■ **Problem requirements**:
Quote the whole listing verbatim.

■ **Data**:

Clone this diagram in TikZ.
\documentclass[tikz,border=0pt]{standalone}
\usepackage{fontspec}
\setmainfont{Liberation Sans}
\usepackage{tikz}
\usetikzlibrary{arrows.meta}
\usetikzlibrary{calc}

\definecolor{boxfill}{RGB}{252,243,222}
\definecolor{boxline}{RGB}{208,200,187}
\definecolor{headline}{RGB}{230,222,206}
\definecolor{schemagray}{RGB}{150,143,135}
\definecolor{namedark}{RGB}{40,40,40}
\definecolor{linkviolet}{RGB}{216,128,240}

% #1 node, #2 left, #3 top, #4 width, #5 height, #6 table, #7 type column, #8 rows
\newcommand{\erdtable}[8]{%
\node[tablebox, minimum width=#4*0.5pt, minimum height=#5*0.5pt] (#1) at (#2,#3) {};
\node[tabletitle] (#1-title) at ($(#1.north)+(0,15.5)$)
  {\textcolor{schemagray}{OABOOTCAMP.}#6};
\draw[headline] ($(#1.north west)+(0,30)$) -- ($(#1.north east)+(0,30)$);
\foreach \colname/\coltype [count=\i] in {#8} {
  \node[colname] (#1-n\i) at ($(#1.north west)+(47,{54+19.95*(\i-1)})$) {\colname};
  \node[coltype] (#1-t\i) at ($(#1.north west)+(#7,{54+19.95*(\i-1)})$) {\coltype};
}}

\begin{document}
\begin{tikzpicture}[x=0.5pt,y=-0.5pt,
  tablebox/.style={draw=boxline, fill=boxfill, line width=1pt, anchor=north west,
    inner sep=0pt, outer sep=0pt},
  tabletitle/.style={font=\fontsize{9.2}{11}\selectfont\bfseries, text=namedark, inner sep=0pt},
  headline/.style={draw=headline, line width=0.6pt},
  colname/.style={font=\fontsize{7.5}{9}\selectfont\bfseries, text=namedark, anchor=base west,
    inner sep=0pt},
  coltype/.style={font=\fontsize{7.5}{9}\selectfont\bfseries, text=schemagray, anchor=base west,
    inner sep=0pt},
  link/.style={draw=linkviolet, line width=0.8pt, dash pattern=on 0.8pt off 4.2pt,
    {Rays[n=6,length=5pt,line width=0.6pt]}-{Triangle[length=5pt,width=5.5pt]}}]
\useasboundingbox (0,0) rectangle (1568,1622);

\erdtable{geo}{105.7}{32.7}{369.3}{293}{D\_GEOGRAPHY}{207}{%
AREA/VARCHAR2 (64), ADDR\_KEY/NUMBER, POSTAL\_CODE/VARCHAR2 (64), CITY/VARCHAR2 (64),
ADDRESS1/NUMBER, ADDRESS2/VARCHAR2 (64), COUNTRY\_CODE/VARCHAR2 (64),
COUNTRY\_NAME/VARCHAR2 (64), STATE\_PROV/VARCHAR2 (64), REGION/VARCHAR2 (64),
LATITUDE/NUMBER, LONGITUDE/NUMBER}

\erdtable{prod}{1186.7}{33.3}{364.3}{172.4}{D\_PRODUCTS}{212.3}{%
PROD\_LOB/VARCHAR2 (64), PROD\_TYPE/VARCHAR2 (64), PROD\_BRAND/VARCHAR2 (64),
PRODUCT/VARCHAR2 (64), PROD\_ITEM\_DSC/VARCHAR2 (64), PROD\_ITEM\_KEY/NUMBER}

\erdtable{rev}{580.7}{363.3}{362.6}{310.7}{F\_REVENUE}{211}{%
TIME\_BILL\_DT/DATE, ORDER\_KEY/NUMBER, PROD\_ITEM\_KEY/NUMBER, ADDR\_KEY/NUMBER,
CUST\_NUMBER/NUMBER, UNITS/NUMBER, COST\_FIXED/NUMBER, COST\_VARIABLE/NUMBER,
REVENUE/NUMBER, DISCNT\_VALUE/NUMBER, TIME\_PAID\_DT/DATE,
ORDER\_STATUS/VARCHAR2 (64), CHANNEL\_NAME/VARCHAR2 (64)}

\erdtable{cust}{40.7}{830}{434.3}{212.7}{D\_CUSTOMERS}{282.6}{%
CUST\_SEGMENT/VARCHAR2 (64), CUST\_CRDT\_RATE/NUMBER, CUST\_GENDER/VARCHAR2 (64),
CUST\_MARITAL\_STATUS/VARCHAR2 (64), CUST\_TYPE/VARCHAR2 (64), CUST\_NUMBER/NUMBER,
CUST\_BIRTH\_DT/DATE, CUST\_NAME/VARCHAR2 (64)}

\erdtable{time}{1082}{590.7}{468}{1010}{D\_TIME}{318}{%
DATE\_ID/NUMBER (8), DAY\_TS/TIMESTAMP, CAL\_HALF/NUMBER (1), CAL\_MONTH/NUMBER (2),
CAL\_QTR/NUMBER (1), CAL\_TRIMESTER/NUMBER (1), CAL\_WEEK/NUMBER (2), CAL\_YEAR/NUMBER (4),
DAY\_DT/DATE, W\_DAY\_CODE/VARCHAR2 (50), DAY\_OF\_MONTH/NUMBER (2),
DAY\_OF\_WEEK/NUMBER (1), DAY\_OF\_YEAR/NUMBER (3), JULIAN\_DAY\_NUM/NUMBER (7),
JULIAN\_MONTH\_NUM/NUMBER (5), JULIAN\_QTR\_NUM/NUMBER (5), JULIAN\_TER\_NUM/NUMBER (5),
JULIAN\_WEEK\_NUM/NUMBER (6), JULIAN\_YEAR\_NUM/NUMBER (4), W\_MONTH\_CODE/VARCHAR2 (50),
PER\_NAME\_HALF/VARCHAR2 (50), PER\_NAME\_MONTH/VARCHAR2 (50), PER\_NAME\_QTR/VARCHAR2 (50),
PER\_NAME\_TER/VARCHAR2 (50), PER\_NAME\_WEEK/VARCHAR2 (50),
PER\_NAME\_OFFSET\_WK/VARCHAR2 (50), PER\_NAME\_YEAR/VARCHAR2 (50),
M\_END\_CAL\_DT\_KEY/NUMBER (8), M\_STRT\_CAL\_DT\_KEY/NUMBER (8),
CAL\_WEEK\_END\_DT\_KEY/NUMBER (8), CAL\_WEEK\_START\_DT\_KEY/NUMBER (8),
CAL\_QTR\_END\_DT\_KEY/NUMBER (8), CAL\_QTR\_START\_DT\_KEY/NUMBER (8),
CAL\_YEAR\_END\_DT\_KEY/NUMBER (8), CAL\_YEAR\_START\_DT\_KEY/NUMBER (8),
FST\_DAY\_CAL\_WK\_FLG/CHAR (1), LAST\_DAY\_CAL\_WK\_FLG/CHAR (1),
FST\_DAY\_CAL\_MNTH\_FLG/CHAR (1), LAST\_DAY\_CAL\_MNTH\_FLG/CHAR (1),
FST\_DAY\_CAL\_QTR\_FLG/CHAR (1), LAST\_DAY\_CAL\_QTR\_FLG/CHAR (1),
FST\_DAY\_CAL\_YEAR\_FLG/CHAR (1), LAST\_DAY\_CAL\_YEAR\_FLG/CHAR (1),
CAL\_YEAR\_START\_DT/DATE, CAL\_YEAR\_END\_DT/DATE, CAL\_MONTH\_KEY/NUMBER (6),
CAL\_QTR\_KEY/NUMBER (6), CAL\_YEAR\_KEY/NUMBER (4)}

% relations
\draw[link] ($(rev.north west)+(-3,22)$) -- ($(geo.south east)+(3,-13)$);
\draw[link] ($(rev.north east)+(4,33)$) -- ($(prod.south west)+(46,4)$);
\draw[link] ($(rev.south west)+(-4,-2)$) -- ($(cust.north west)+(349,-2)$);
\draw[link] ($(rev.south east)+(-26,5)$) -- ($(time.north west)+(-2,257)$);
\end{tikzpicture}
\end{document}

■ **Completed exercise**:
Clone this diagram in TikZ.
\documentclass[tikz,border=0pt]{standalone}
\usepackage{fontspec}
\setmainfont{Liberation Sans}
\usepackage{tikz}
\usetikzlibrary{arrows.meta}
\usetikzlibrary{calc}

\definecolor{boxfill}{RGB}{252,243,222}
\definecolor{boxline}{RGB}{208,200,187}
\definecolor{headline}{RGB}{230,222,206}
\definecolor{schemagray}{RGB}{150,143,135}
\definecolor{namedark}{RGB}{40,40,40}
\definecolor{linkviolet}{RGB}{216,128,240}

% #1 node, #2 left, #3 top, #4 width, #5 height, #6 table, #7 type column, #8 rows
\newcommand{\erdtable}[8]{%
\node[tablebox, minimum width=#4*0.5pt, minimum height=#5*0.5pt] (#1) at (#2,#3) {};
\node[tabletitle] (#1-title) at ($(#1.north)+(0,15.5)$)
  {\textcolor{schemagray}{OABOOTCAMP.}#6};
\draw[headline] ($(#1.north west)+(0,30)$) -- ($(#1.north east)+(0,30)$);
\foreach \colname/\coltype [count=\i] in {#8} {
  \node[colname] (#1-n\i) at ($(#1.north west)+(47,{54+19.95*(\i-1)})$) {\colname};
  \node[coltype] (#1-t\i) at ($(#1.north west)+(#7,{54+19.95*(\i-1)})$) {\coltype};
}}

\begin{document}
\begin{tikzpicture}[x=0.5pt,y=-0.5pt,
  tablebox/.style={draw=boxline, fill=boxfill, line width=1pt, anchor=north west,
    inner sep=0pt, outer sep=0pt},
  tabletitle/.style={font=\fontsize{9.2}{11}\selectfont\bfseries, text=namedark, inner sep=0pt},
  headline/.style={draw=headline, line width=0.6pt},
  colname/.style={font=\fontsize{7.5}{9}\selectfont\bfseries, text=namedark, anchor=base west,
    inner sep=0pt},
  coltype/.style={font=\fontsize{7.5}{9}\selectfont\bfseries, text=schemagray, anchor=base west,
    inner sep=0pt},
  link/.style={draw=linkviolet, line width=0.8pt, dash pattern=on 0.8pt off 4.2pt,
    {Rays[n=6,length=5pt,line width=0.6pt]}-{Triangle[length=5pt,width=5.5pt]}}]
\useasboundingbox (0,0) rectangle (1568,1622);

\erdtable{geo}{105.7}{32.7}{369.3}{293}{D\_GEOGRAPHY}{207}{%
AREA/VARCHAR2 (64), ADDR\_KEY/NUMBER, POSTAL\_CODE/VARCHAR2 (64), CITY/VARCHAR2 (64),
ADDRESS1/NUMBER, ADDRESS2/VARCHAR2 (64), COUNTRY\_CODE/VARCHAR2 (64),
COUNTRY\_NAME/VARCHAR2 (64), STATE\_PROV/VARCHAR2 (64), REGION/VARCHAR2 (64),
LATITUDE/NUMBER, LONGITUDE/NUMBER}

\erdtable{prod}{1186.7}{33.3}{364.3}{172.4}{D\_PRODUCTS}{212.3}{%
PROD\_LOB/VARCHAR2 (64), PROD\_TYPE/VARCHAR2 (64), PROD\_BRAND/VARCHAR2 (64),
PRODUCT/VARCHAR2 (64), PROD\_ITEM\_DSC/VARCHAR2 (64), PROD\_ITEM\_KEY/NUMBER}

\erdtable{rev}{580.7}{363.3}{362.6}{310.7}{F\_REVENUE}{211}{%
TIME\_BILL\_DT/DATE, ORDER\_KEY/NUMBER, PROD\_ITEM\_KEY/NUMBER, ADDR\_KEY/NUMBER,
CUST\_NUMBER/NUMBER, UNITS/NUMBER, COST\_FIXED/NUMBER, COST\_VARIABLE/NUMBER,
REVENUE/NUMBER, DISCNT\_VALUE/NUMBER, TIME\_PAID\_DT/DATE,
ORDER\_STATUS/VARCHAR2 (64), CHANNEL\_NAME/VARCHAR2 (64)}

\erdtable{cust}{40.7}{830}{434.3}{212.7}{D\_CUSTOMERS}{282.6}{%
CUST\_SEGMENT/VARCHAR2 (64), CUST\_CRDT\_RATE/NUMBER, CUST\_GENDER/VARCHAR2 (64),
CUST\_MARITAL\_STATUS/VARCHAR2 (64), CUST\_TYPE/VARCHAR2 (64), CUST\_NUMBER/NUMBER,
CUST\_BIRTH\_DT/DATE, CUST\_NAME/VARCHAR2 (64)}

\erdtable{time}{1082}{590.7}{468}{1010}{D\_TIME}{318}{%
DATE\_ID/NUMBER (8), DAY\_TS/TIMESTAMP, CAL\_HALF/NUMBER (1), CAL\_MONTH/NUMBER (2),
CAL\_QTR/NUMBER (1), CAL\_TRIMESTER/NUMBER (1), CAL\_WEEK/NUMBER (2), CAL\_YEAR/NUMBER (4),
DAY\_DT/DATE, W\_DAY\_CODE/VARCHAR2 (50), DAY\_OF\_MONTH/NUMBER (2),
DAY\_OF\_WEEK/NUMBER (1), DAY\_OF\_YEAR/NUMBER (3), JULIAN\_DAY\_NUM/NUMBER (7),
JULIAN\_MONTH\_NUM/NUMBER (5), JULIAN\_QTR\_NUM/NUMBER (5), JULIAN\_TER\_NUM/NUMBER (5),
JULIAN\_WEEK\_NUM/NUMBER (6), JULIAN\_YEAR\_NUM/NUMBER (4), W\_MONTH\_CODE/VARCHAR2 (50),
PER\_NAME\_HALF/VARCHAR2 (50), PER\_NAME\_MONTH/VARCHAR2 (50), PER\_NAME\_QTR/VARCHAR2 (50),
PER\_NAME\_TER/VARCHAR2 (50), PER\_NAME\_WEEK/VARCHAR2 (50),
PER\_NAME\_OFFSET\_WK/VARCHAR2 (50), PER\_NAME\_YEAR/VARCHAR2 (50),
M\_END\_CAL\_DT\_KEY/NUMBER (8), M\_STRT\_CAL\_DT\_KEY/NUMBER (8),
CAL\_WEEK\_END\_DT\_KEY/NUMBER (8), CAL\_WEEK\_START\_DT\_KEY/NUMBER (8),
CAL\_QTR\_END\_DT\_KEY/NUMBER (8), CAL\_QTR\_START\_DT\_KEY/NUMBER (8),
CAL\_YEAR\_END\_DT\_KEY/NUMBER (8), CAL\_YEAR\_START\_DT\_KEY/NUMBER (8),
FST\_DAY\_CAL\_WK\_FLG/CHAR (1), LAST\_DAY\_CAL\_WK\_FLG/CHAR (1),
FST\_DAY\_CAL\_MNTH\_FLG/CHAR (1), LAST\_DAY\_CAL\_MNTH\_FLG/CHAR (1),
FST\_DAY\_CAL\_QTR\_FLG/CHAR (1), LAST\_DAY\_CAL\_QTR\_FLG/CHAR (1),
FST\_DAY\_CAL\_YEAR\_FLG/CHAR (1), LAST\_DAY\_CAL\_YEAR\_FLG/CHAR (1),
CAL\_YEAR\_START\_DT/DATE, CAL\_YEAR\_END\_DT/DATE, CAL\_MONTH\_KEY/NUMBER (6),
CAL\_QTR\_KEY/NUMBER (6), CAL\_YEAR\_KEY/NUMBER (4)}

% relations
\draw[link] ($(rev.north west)+(-3,22)$) -- ($(geo.south east)+(3,-13)$);
\draw[link] ($(rev.north east)+(4,33)$) -- ($(prod.south west)+(46,4)$);
\draw[link] ($(rev.south west)+(-4,-2)$) -- ($(cust.north west)+(349,-2)$);
\draw[link] ($(rev.south east)+(-26,5)$) -- ($(time.north west)+(-2,257)$);
\end{tikzpicture}
\end{document}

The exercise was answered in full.